Nie brakowało atrakcji dla najmłodszych. Dużą popularnością cieszyły się darmowe dmuchańce, wata cukrowa, popcorn, grill i grochówka.
Dzieci miały okazję spotkać ulubieńca, Sticha, który rozdawał uściski i pozował do zdjęć. Można też było zrobić sobie warkoczyki, tymczasowe tatuaże, a nawet spróbować swoich sił przy kole garncarskim i ulepić własny garnuszek. Dla wielu była to pierwsza taka okazja w życiu.
Na sportowo było również bardzo ciekawie – na orliku odbył się pokazowy set w ramach Nowskiej Ligi Tenisa.
Hitem dnia był konkurs "Pies na medal". Emocje, śmiech, wzruszenia – to wszystko przeplatało się na scenie i wokół niej.

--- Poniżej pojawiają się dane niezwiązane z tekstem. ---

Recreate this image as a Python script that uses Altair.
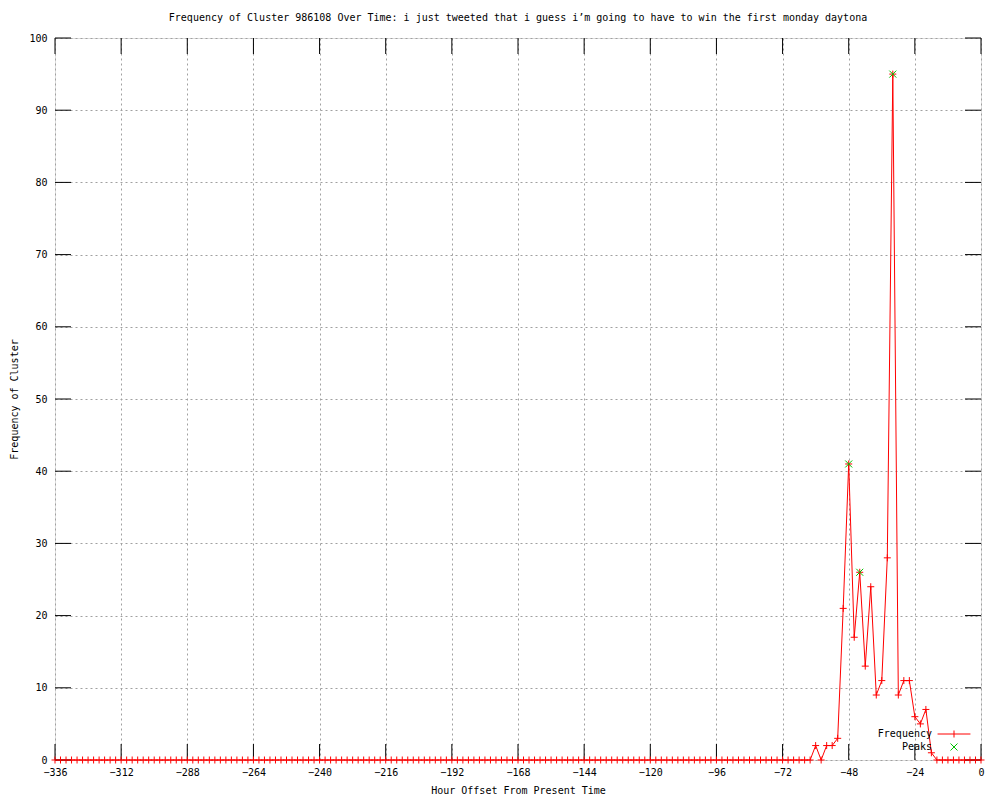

Uczestnicy prezentowali swoje czworonogi w pełnej krasie: były sztuczki i pokazy posłuszeństwa. Publiczność nie szczędziła braw, a jury miało twardy orzech do zgryzienia. Zwycięskie duety zostały nagrodzone, ale prawdziwym zwycięzcą była tu przyjaźń między ludźmi a ich psami. Ten punkt programu na długo zapadnie w pamięć wszystkim obecnym.
Rodzinada była nie tylko wydarzeniem rekreacyjnym, ale też świętem wspólnoty, współpracy i pozytywnej energii. Pokazała, jak wiele można zdziałać razem – z pasją i sercem. Organizatorzy już zapowiadają, że to nie koniec takich inicjatyw – a mieszkańcy Nowego zgodnie przyznają: "To był piękny dzień!"
W festynie zorganizowanym przez Stowarzyszenie Pożyteczni. Razem dla Gminy Nowe wzięły udział liczne lokalne grupy i instytucje: koła gospodyń wiejskich (z Rychławy, Górnych Morgów i Bochlina), Wojskowe Centrum Rekrutacji z Grudziądza, Związek Rezerwistów RP „Fidelis in Patria”, Ośrodek Zdrowia w Nowem, Klub Miłośników Kultury Średniowiecznej oraz zespoły wokalne – z CK Zamek i „Małe tu i teraz” z księdzem Patrykiem.